A battle awaits. So does an Army.

13 As all the men of Judah stood before the Lord with their little ones, wives, and children, 14 the Spirit of the Lord came upon one of the men standing there. His name was Jahaziel son of Zechariah, son of Benaiah, son of Jeiel, son of Mattaniah, a Levite who was a descendant of Asaph.

15 He said, “Listen, all you people of Judah and Jerusalem! Listen, King Jehoshaphat! This is what the Lord says: Do not be afraid! Don’t be discouraged by this mighty army, for the battle is not yours, but God’s. 16 Tomorrow, march out against them. You will find them coming up through the ascent of Ziz at the end of the valley that opens into the wilderness of Jeruel. 17 But you will not even need to fight. Take your positions; then stand still and watch the Lord’s victory. He is with you, O people of Judah and Jerusalem. Do not be afraid or discouraged. Go out against them tomorrow, for the Lord is with you!” (2 Chronicles 20:13-17, NLT, emphasis added)

There is a question. There is an Answer.

Then he said to me, “This is what the Lord says to Zerubbabel: It is not by force nor by strength, but by my Spirit, says the Lord of Heaven’s Armies. Nothing, not even a mighty mountain, will stand in Zerubbabel’s way; it will become a level plain before him! And when Zerubbabel sets the final stone of the Temple in place, the people will shout: ‘May God bless it! May God bless it!’” (Zechariah 4:6-7, NLT, emphasis added)

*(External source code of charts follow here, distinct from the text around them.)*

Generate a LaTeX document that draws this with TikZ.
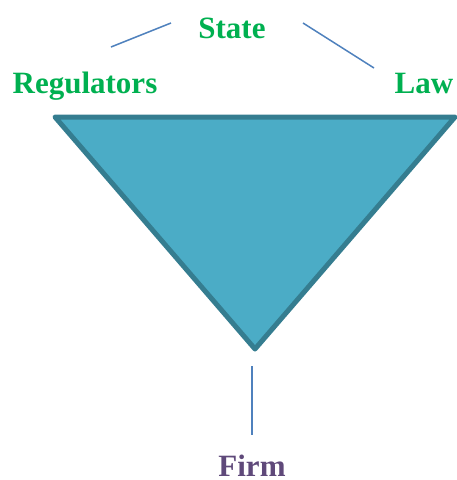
\documentclass[tikz,border=0pt]{standalone}
\usepackage{fontspec}
\setmainfont{Liberation Serif}
\definecolor{labelgreen}{HTML}{00B050}
\definecolor{firmpurple}{HTML}{5F497A}
\definecolor{wedgefill}{HTML}{4BACC6}
\definecolor{wedgeedge}{HTML}{357D90}
\definecolor{linkblue}{HTML}{4F81BD}
\begin{document}
\begin{tikzpicture}[x=1pt,y=-1pt,
  lbl/.style={font=\bfseries\fontsize{31}{31}\selectfont, anchor=base, inner sep=0pt},
  link/.style={draw=linkblue, line width=1.5pt}]
\useasboundingbox (0,0) rectangle (457,480);
% inverted triangle
\coordinate (tl) at (55,117);
\coordinate (tr) at (455,117);
\coordinate (bt) at (255,349);
\draw[fill=wedgefill, draw=wedgeedge, line width=5pt, line join=round] (tl) -- (tr) -- (bt) -- cycle;
% labels
\node[lbl, text=labelgreen] (state) at (232,38) {State};
\node[lbl, text=labelgreen] (reg) at (85,93) {Regulators};
\node[lbl, text=labelgreen] (law) at (424,93) {Law};
\node[lbl, text=firmpurple] (firm) at (252,476) {Firm};
% connecting strokes
\coordinate (l1) at (111,47);
\coordinate (l2) at (171,23);
\coordinate (r1) at (303,23);
\coordinate (r2) at (374,68);
\coordinate (v1) at (252,366);
\coordinate (v2) at (252,435);
\draw[link] (l1) -- (l2);
\draw[link] (r1) -- (r2);
\draw[link] (v1) -- (v2);
\end{tikzpicture}
\end{document}
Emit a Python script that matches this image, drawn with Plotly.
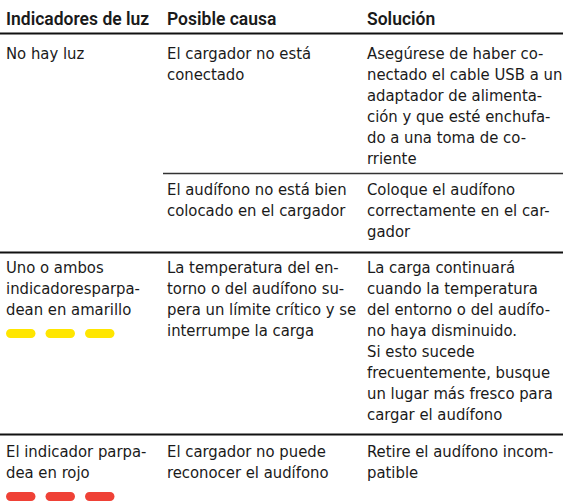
import plotly.graph_objects as go

# ---------------- data ----------------
headers = ["Indicadores de luz", "Posible causa", "Solución"]

indicator_lines = [
    ["No hay luz"],
    ["Uno o ambos", "indicadoresparpa-", "dean en amarillo"],
    ["El indicador parpa-", "dea en rojo"],
]
indicator_colors = [None, "#FFE600", "#EF4136"]
indicator_counts = [0, 3, 3]

cause_lines = [
    [["El cargador no está", "conectado"],
     ["El audífono no está bien", "colocado en el cargador"]],
    [["La temperatura del en-", "torno o del audífono su-",
      "pera un límite crítico y se", "interrumpe la carga"]],
    [["El cargador no puede", "reconocer el audífono"]],
]
solution_lines = [
    [["Asegúrese de haber co-", "nectado el cable USB a un",
      "adaptador de alimenta-", "ción y que esté enchufa-",
      "do a una toma de co-", "rriente"],
     ["Coloque el audífono", "correctamente en el car-", "gador"]],
    [["La carga continuará", "cuando la temperatura",
      "del entorno o del audífo-", "no haya disminuido.",
      "Si esto sucede", "frecuentemente, busque",
      "un lugar más fresco para", "cargar el audífono"]],
    [["Retire el audífono incom-", "patible"]],
]

# ---------------- layout ----------------
W, H = 563, 504
FONT = "DejaVu Sans Condensed, DejaVu Sans, sans-serif"
HFONT = "Roboto, DejaVu Sans Condensed, sans-serif"
TXT = "#1a1a1a"
COL_X = [5, 166, 366]
LINE_H = 21
FS = 16.5

fig = go.Figure()
fig.add_trace(go.Scatter(x=[0, W], y=[0, H], mode="markers",
                         marker=dict(opacity=0), hoverinfo="skip", showlegend=False))

ann = []
shapes = []

def put(x, baseline, text, size=FS, family=FONT, weight="normal"):
    ann.append(dict(x=x, y=baseline + 0.28 * size, xref="x", yref="y",
                    text=text, showarrow=False, xanchor="left", yanchor="bottom",
                    font=dict(family=family, size=size, color=TXT, weight=weight),
                    borderpad=0))

# header
for cx, h in zip(COL_X, headers):
    put(cx, 25, h, size=17.5, family=HFONT, weight=600)

def hline(y, x0, x1, w, color="#111111"):
    shapes.append(dict(type="line", xref="x", yref="y", x0=x0, x1=x1, y0=y, y1=y,
                       line=dict(color=color, width=w)))

hline(33.5, 0, W, 2.2)

group_top_baseline = [59, 273, 457]
sub_top_baseline = {(0, 1): 195}
group_bottom_line = [252.5, 434.5]
pill_center = {1: 333.5, 2: 496.5}

def pill(x0, x1, yc, h, color):
    r = h / 2
    k = 0.5523 * r
    p = (f"M {x0+r},{yc-r} L {x1-r},{yc-r} "
         f"C {x1-r+k},{yc-r} {x1},{yc-k} {x1},{yc} "
         f"C {x1},{yc+k} {x1-r+k},{yc+r} {x1-r},{yc+r} "
         f"L {x0+r},{yc+r} "
         f"C {x0+r-k},{yc+r} {x0},{yc+k} {x0},{yc} "
         f"C {x0},{yc-k} {x0+r-k},{yc-r} {x0+r},{yc-r} Z")
    shapes.append(dict(type="path", xref="x", yref="y", path=p,
                       fillcolor=color, line=dict(width=0)))

for g, lines in enumerate(indicator_lines):
    b0 = group_top_baseline[g]
    for i, t in enumerate(lines):
        put(COL_X[0], b0 + i * LINE_H, t)
    if indicator_counts[g]:
        yc = pill_center[g]
        for j in range(indicator_counts[g]):
            x0 = 6 + j * 39.5
            pill(x0, x0 + 29.5, yc, 9, indicator_colors[g])
    for s, (cl, sl) in enumerate(zip(cause_lines[g], solution_lines[g])):
        b = sub_top_baseline.get((g, s), b0)
        for i, t in enumerate(cl):
            put(COL_X[1], b + i * LINE_H, t)
        for i, t in enumerate(sl):
            put(COL_X[2], b + i * LINE_H, t)

hline(173.5, 163, W, 1.4, "#333333")
for y in group_bottom_line:
    hline(y, 0, W, 2.2)

fig.update_layout(
    width=W, height=H, margin=dict(l=0, r=0, t=0, b=0),
    paper_bgcolor="white", plot_bgcolor="white",
    xaxis=dict(range=[0, W], visible=False, fixedrange=True),
    yaxis=dict(range=[H, 0], visible=False, fixedrange=True),
    annotations=ann, shapes=shapes, showlegend=False,
)
fig.write_html("out.html", config={"displayModeBar": False},
               post_script="document.body.style.margin='0';")
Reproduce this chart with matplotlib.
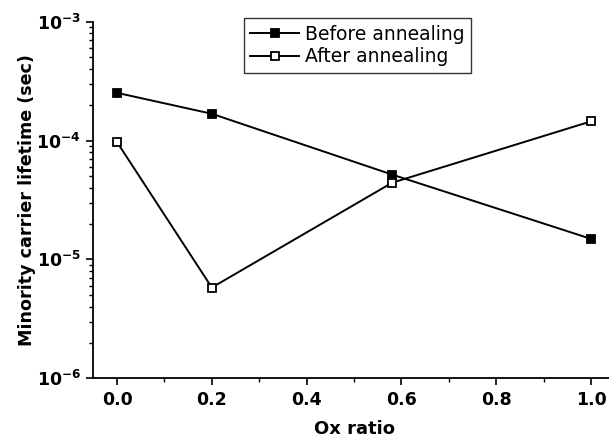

In destruction, there is a Purpose.

12 Then the fourth angel blew his trumpet, and one-third of the sun was struck, and one-third of the moon, and one-third of the stars, and they became dark. And one-third of the day was dark, and also one-third of the night.

13 Then I looked, and I heard a single eagle crying loudly as it flew through the air, “Terror, terror, terror to all who belong to this world because of what will happen when the last three angels blow their trumpets.” (Revelation 8:12-13, NLT)

From the familiar, there is the Divine.

28 While Jesus was teaching in the Temple, he called out, “Yes, you know me, and you know where I come from. But I’m not here on my own. The one who sent me is true, and you don’t know him. 29 But I know him because I come from him, and he sent me to you.” 30 Then the leaders tried to arrest him; but no one laid a hand on him, because his time had not yet come. (John 7:28-30, NLT)

All throughout the reading, two realms: an earthly one; a spiritual one.

Lord, I fix my eyes on you. My thoughts on you. My strength in you. My hope in you.